The following day, Chicago operated as "a temporary seaplane carrier" when the battleship Iowa transferred her SC Seahawk floatplanes to the cruiser. By hanging one plane over the side with the crane the crew was still able to launch a Seahawk from the catapult for spotting services. After replenishment operations on 16 July, the cruiser resumed screening the carriers as they launched air strikes over the Tokyo Plains, northern Honshū and Hokkaidō, and the Kure-Kobe area over the next two weeks.

On 29 July, in company with King George V and several American battleships, Chicago participated in a night shore bombardment mission against the port of Hamamatsu. Using radar, and assisted by spotting planes dropping flares and rockets, the ships fired at bridges, factories and the rail yard for about an hour. Rejoining the Task Group five hours later Chicago once again screened the carriers as they launched air strikes against the Tokyo-Nagoya area.

Operations with the carriers, including a diversion to the south to avoid a typhoon, continued until 9 August when Rear Admiral Shafroth's bombardment unit returned to Kamaishi.

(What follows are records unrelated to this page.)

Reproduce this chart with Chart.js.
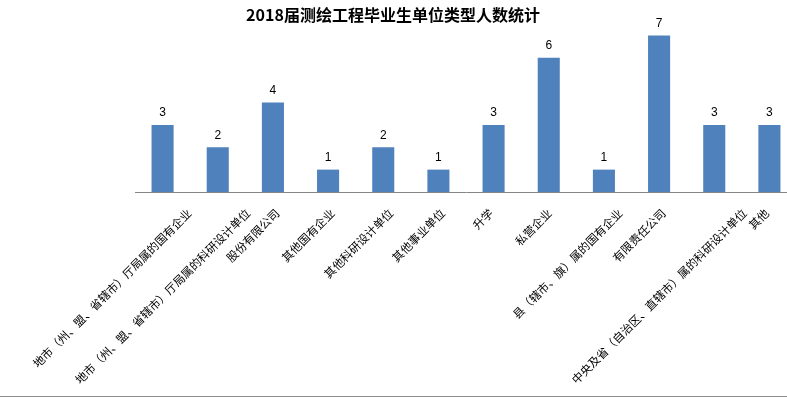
<!DOCTYPE html>
<html lang="zh">
<head>
	<meta charset="UTF-8">
	<title>2018届测绘工程毕业生单位类型人数统计</title>
	<script src="https://cdn.jsdelivr.net/npm/chart.js@4/dist/chart.umd.min.js"></script>
	<style>
		html, body { margin: 0; padding: 0; background: #fff; overflow: hidden; }
		#wrap { width: 787px; height: 396px; overflow: hidden; border-bottom: 1px solid #8c8c8c; position: relative; }
		#box { width: 810px; height: 396px; position: relative; }
	</style>
</head>
<body>
	<div id="wrap"><div id="box"><canvas id="barChart"></canvas></div></div>

	<script>
	var chartTitle = "2018届测绘工程毕业生单位类型人数统计";

	var categories = [
		"地市（州、盟、省辖市）厅局属的国有企业",
		"地市（州、盟、省辖市）厅局属的科研设计单位",
		"股份有限公司",
		"其他国有企业",
		"其他科研设计单位",
		"其他事业单位",
		"升学",
		"私营企业",
		"县（辖市、旗）属的国有企业",
		"有限责任公司",
		"中央及省（自治区、直辖市）属的科研设计单位",
		"其他"
	];

	var counts = [3, 2, 4, 1, 2, 1, 3, 6, 1, 7, 3, 3];

	// value labels above each bar + title + rotated category names
	var drawTexts = {
		id: "drawTexts",
		afterDatasetsDraw: function(chart) {
			var ctx = chart.ctx;
			var meta = chart.getDatasetMeta(0);
			ctx.save();
			ctx.font = "12px 'Liberation Sans'";
			ctx.fillStyle = "#000";
			ctx.textAlign = "center";
			ctx.textBaseline = "middle";
			meta.data.forEach(function(bar, i) {
				ctx.fillText(counts[i], bar.x, bar.y - 12);
			});
			ctx.restore();
		},
		afterDraw: function(chart) {
			var ctx = chart.ctx;
			var xs = chart.scales.x;
			ctx.save();
			ctx.font = "bold 16px 'Noto Sans CJK SC'";
			ctx.fillStyle = "#000";
			ctx.textAlign = "center";
			ctx.textBaseline = "middle";
			ctx.fillText(chartTitle, 393, 15);

			ctx.font = "11.5px 'Noto Sans CJK SC'";
			ctx.textAlign = "right";
			for (var i = 0; i < categories.length; i++) {
				var w = ctx.measureText(categories[i]).width;
				var x = xs.getPixelForTick(i) + 0.15 * w - 6;
				var y = xs.top + 19;
				ctx.save();
				ctx.translate(x, y);
				ctx.rotate(-Math.PI / 4);
				ctx.fillText(categories[i], 0, 0);
				ctx.restore();
			}
			ctx.restore();
		}
	};

	var ctx = document.getElementById("barChart").getContext("2d");
	var myChart = new Chart(ctx, {
		type: "bar",
		data: {
			labels: categories,
			datasets: [{
				label: "人数",
				data: counts,
				backgroundColor: "#4f81bd",
				barPercentage: 0.4,
				categoryPercentage: 1
			}]
		},
		options: {
			responsive: true,
			maintainAspectRatio: false,
			animation: false,
			layout: { padding: { left: 135, right: 13, top: 13, bottom: 204 } },
			plugins: {
				legend: { display: false },
				tooltip: { enabled: false }
			},
			scales: {
				x: {
					grid: { display: false },
					ticks: { display: false },
					border: { display: true, color: "#868686", width: 1 },
					afterFit: function(scale) { scale.height = 0; }
				},
				y: {
					display: false,
					min: 0,
					max: 8
				}
			}
		},
		plugins: [drawTexts]
	});
	</script>
</body>
</html>
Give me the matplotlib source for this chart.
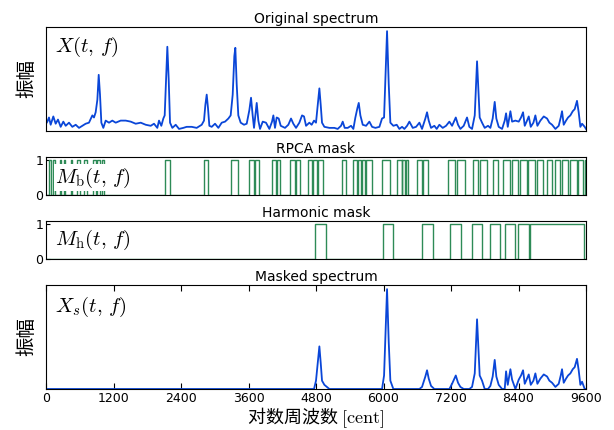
# 原始频谱 / RPCA 掩码 / 谐波掩码 / 掩码后频谱
import matplotlib
matplotlib.use('Agg')
import matplotlib.pyplot as plt
import numpy as np

plt.rcParams['mathtext.fontset'] = 'cm'
plt.rcParams['font.family'] = ['DejaVu Sans', 'Noto Sans CJK SC']

# 对数周波数 [cent] と振幅
spec_cent = [
    0, 24, 53, 83, 130, 172, 213, 261, 308, 350, 409, 468, 528, 587, 646, 705,
    764, 824, 853, 883, 913, 937, 960, 984, 1019, 1061, 1120, 1179, 1239, 1328,
    1417, 1506, 1595, 1684, 1773, 1862, 1920, 1979, 2009, 2050, 2086, 2110, 2134,
    2157, 2181, 2205, 2246, 2306, 2365, 2441, 2501, 2590, 2679, 2768, 2809, 2833,
    2857, 2880, 2904, 2946, 3005, 3064, 3124, 3183, 3242, 3283, 3319, 3348, 3366,
    3390, 3419, 3461, 3520, 3568, 3615, 3645, 3674, 3698, 3722, 3746, 3775, 3805,
    3853, 3911, 3971, 4018, 4042, 4071, 4101, 4137, 4173, 4249, 4308, 4356, 4397,
    4445, 4504, 4552, 4587, 4623, 4682, 4723, 4765, 4800, 4830, 4860, 4884, 4907,
    4949, 5038, 5126, 5186, 5245, 5275, 5310, 5364, 5423, 5464, 5500, 5536, 5560,
    5589, 5631, 5690, 5749, 5797, 5856, 5927, 5974, 6010, 6033, 6063, 6093, 6122,
    6175, 6235, 6282, 6330, 6371, 6419, 6460, 6520, 6579, 6638, 6685, 6744, 6774,
    6804, 6845, 6904, 6946, 6993, 7053, 7112, 7171, 7219, 7260, 7285, 7325, 7367,
    7426, 7485, 7526, 7574, 7622, 7645, 7663, 7686, 7710, 7752, 7799, 7858, 7900,
    7941, 7977, 8006, 8048, 8108, 8155, 8179, 8209, 8256, 8286, 8345, 8404, 8445,
    8481, 8511, 8552, 8582, 8618, 8665, 8700, 8736, 8789, 8849, 8908, 8949, 8997,
    9056, 9115, 9151, 9174, 9204, 9245, 9281, 9322, 9364, 9399, 9440, 9470, 9500,
    9530, 9577, 9600]
spec_amp = [
    0.07, 0.09, 0.13, 0.06, 0.14, 0.07, 0.11, 0.04, 0.09, 0.05, 0.08, 0.04, 0.06,
    0.03, 0.05, 0.07, 0.08, 0.15, 0.13, 0.18, 0.30, 0.54, 0.35, 0.08, 0.03, 0.10,
    0.08, 0.10, 0.08, 0.10, 0.10, 0.09, 0.07, 0.08, 0.06, 0.05, 0.07, 0.03, 0.10,
    0.05, 0.12, 0.15, 0.50, 0.81, 0.50, 0.08, 0.03, 0.06, 0.02, 0.03, 0.04, 0.04,
    0.03, 0.06, 0.10, 0.25, 0.35, 0.22, 0.05, 0.04, 0.07, 0.03, 0.08, 0.09, 0.12,
    0.15, 0.35, 0.72, 0.80, 0.45, 0.15, 0.08, 0.06, 0.07, 0.20, 0.32, 0.15, 0.03,
    0.15, 0.27, 0.10, 0.02, 0.09, 0.08, 0.02, 0.09, 0.15, 0.03, 0.13, 0.12, 0.05,
    0.03, 0.06, 0.12, 0.07, 0.03, 0.08, 0.15, 0.14, 0.05, 0.08, 0.06, 0.10, 0.08,
    0.25, 0.41, 0.25, 0.08, 0.04, 0.03, 0.03, 0.02, 0.05, 0.09, 0.03, 0.03, 0.05,
    0.02, 0.13, 0.22, 0.27, 0.15, 0.06, 0.05, 0.09, 0.04, 0.03, 0.04, 0.12, 0.13,
    0.50, 0.96, 0.45, 0.08, 0.05, 0.06, 0.02, 0.04, 0.02, 0.05, 0.09, 0.03, 0.04,
    0.08, 0.02, 0.12, 0.18, 0.10, 0.03, 0.05, 0.02, 0.06, 0.03, 0.05, 0.09, 0.05,
    0.10, 0.13, 0.06, 0.02, 0.05, 0.13, 0.04, 0.02, 0.15, 0.45, 0.67, 0.40, 0.13,
    0.08, 0.03, 0.05, 0.03, 0.12, 0.28, 0.12, 0.04, 0.02, 0.10, 0.17, 0.04, 0.19,
    0.09, 0.10, 0.09, 0.13, 0.18, 0.05, 0.10, 0.14, 0.04, 0.08, 0.15, 0.05, 0.10,
    0.14, 0.12, 0.08, 0.06, 0.02, 0.05, 0.13, 0.19, 0.06, 0.10, 0.13, 0.15, 0.19,
    0.21, 0.29, 0.18, 0.04, 0.07, 0.04, 0.02]

# RPCA マスク: 1 になる区間 [cent]
rpca_on = [
    (53, 83), (124, 160), (243, 260), (320, 338), (438, 456), (557, 604),
    (676, 735), (841, 883), (901, 960), (1000, 1031), (2110, 2204),
    (2815, 2886), (3283, 3419), (3609, 3698), (3710, 3793), (4012, 4083),
    (4101, 4160), (4338, 4427), (4445, 4516), (4664, 4723), (4741, 4813),
    (4830, 4931), (5257, 5334), (5458, 5530), (5545, 5600), (5615, 5672),
    (5680, 5790), (5968, 6116), (6235, 6324), (6335, 6380), (6395, 6441),
    (6590, 6680), (6708, 6797), (7153, 7272), (7302, 7450), (7597, 7686),
    (7716, 7835), (7953, 8042), (8131, 8250), (8279, 8398), (8428, 8546),
    (8575, 8694), (8724, 8842), (8901, 8990), (9050, 9139), (9168, 9287),
    (9317, 9435), (9465, 9554), (9575, 9600)]

# 調波マスク: 1 になる区間 [cent]
harm_on = [
    (4787, 4977), (5988, 6171), (6682, 6878), (7188, 7377), (7567, 7756),
    (7895, 8072), (8160, 8337), (8388, 8590), (8609, 9556)]

xticks = [0, 1200, 2400, 3600, 4800, 6000, 7200, 8400, 9600]

blue = '#0a46d8'
green = '#2e8b57'


def mask_line(intervals):
    # 区間リストから矩形波の折れ線を作る
    xs, ys = [0], [0]
    for a, b in intervals:
        xs += [a, a, b, b]
        ys += [0, 1, 1, 0]
    xs.append(9600)
    ys.append(0)
    return xs, ys


def in_mask(c, intervals):
    return any(a <= c <= b for a, b in intervals)


cent = np.array(spec_cent)
amp = np.array(spec_amp)
masked = np.array([v if in_mask(c, harm_on) else 0.0 for c, v in zip(spec_cent, spec_amp)])

fig = plt.figure(figsize=(6.14, 4.30), dpi=100)
L, W = 46 / 614, 540 / 614


def add_ax(top, bottom):
    return fig.add_axes([L, (430 - bottom) / 430, W, (bottom - top) / 430])


ax1 = add_ax(27, 131)
ax2 = add_ax(157, 195)
ax3 = add_ax(221, 259)
ax4 = add_ax(285, 389)

cjk = ['Noto Sans CJK SC', 'DejaVu Sans']
lab_box = dict(facecolor='white', edgecolor='none', pad=1)

# 原始频谱
ax1.plot(cent, amp, color=blue, lw=1.3)
ax1.set_ylim(0, 1)
ax1.set_title('Original spectrum', fontsize=10, pad=3)
ax1.set_ylabel('振幅', family=cjk, fontsize=14, labelpad=6)
ax1.text(0.017, 0.81, r'$X(t,\,f)$', transform=ax1.transAxes, fontsize=15,
         va='center', ha='left')
ax1.set_xticks([])
ax1.set_yticks([])

# RPCA mask
x2, y2 = mask_line(rpca_on)
ax2.plot(x2, y2, color=green, lw=1.0)
ax2.set_ylim(0, 1.1)
ax2.set_title('RPCA mask', fontsize=10, pad=3)
ax2.text(0.017, 0.45, r'$M_{\rm b}(t,\,f)$', transform=ax2.transAxes, fontsize=15,
         va='center', ha='left', bbox=lab_box, zorder=5)
ax2.set_xticks([])

# Harmonic mask
x3, y3 = mask_line(harm_on)
ax3.plot(x3, y3, color=green, lw=1.0)
ax3.set_ylim(0, 1.1)
ax3.set_title('Harmonic mask', fontsize=10, pad=3)
ax3.text(0.017, 0.5, r'$M_{\rm h}(t,\,f)$', transform=ax3.transAxes, fontsize=15,
         va='center', ha='left', bbox=lab_box, zorder=5)
ax3.set_xticks([])

for ax in (ax2, ax3):
    ax.set_yticks([0, 1])
    ax.tick_params(axis='y', direction='in', labelsize=9, length=3, pad=2)

# Masked spectrum
ax4.plot(cent, masked, color=blue, lw=1.3)
ax4.set_ylim(0, 1)
ax4.set_title('Masked spectrum', fontsize=10, pad=3)
ax4.set_ylabel('振幅', family=cjk, fontsize=14, labelpad=6)
ax4.text(0.017, 0.79, r'$X_s(t,\,f)$', transform=ax4.transAxes, fontsize=15,
         va='center', ha='left')
ax4.set_yticks([])
ax4.set_xticks(xticks)
ax4.tick_params(axis='x', direction='in', top=True, labelsize=9, length=4, pad=2)
ax4.set_xlabel(r'对数周波数 $[\mathrm{cent}]$', family=cjk, fontsize=13, va='center')
ax4.xaxis.set_label_coords(0.5, -0.275)

for ax in (ax1, ax2, ax3, ax4):
    ax.set_xlim(0, 9600)

fig.savefig('out.png', dpi=100)
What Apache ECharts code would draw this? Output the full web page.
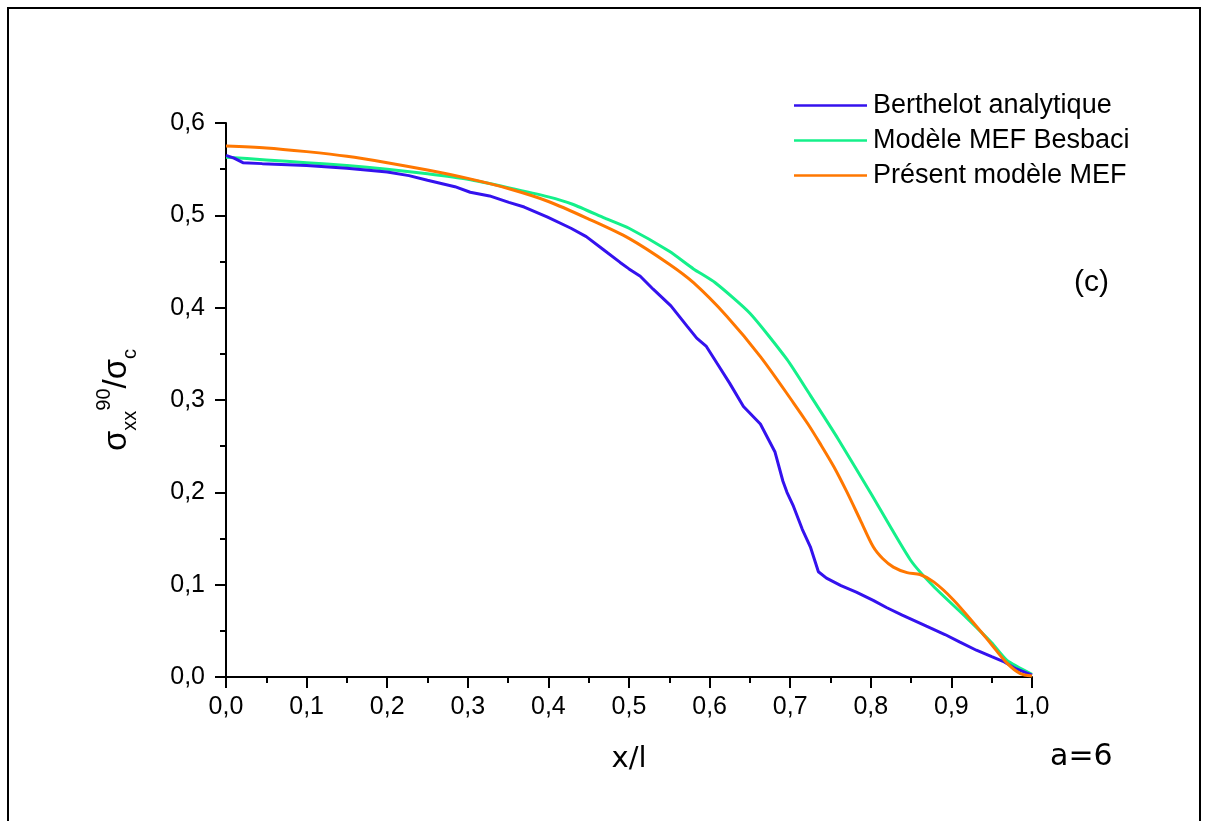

The battleships, joined by Chicago, three more heavy cruisers and a Royal Navy light cruiser detachment, delivered another two-hour bombardment of the town before returning to the carrier task forces.

For the next six days, the cruiser screened the carriers as they launched continuous strikes against the Japanese Home Islands, until 15 August and the Japanese armistice. Chicago remained with the carriers until 23 August, when she departed for Japan. Anchoring in Sagami Wan on 27 August, and then moving to Tokyo Bay on 3 September, the cruiser supported the unloading of supplies and equipment for Third Fleet occupation forces.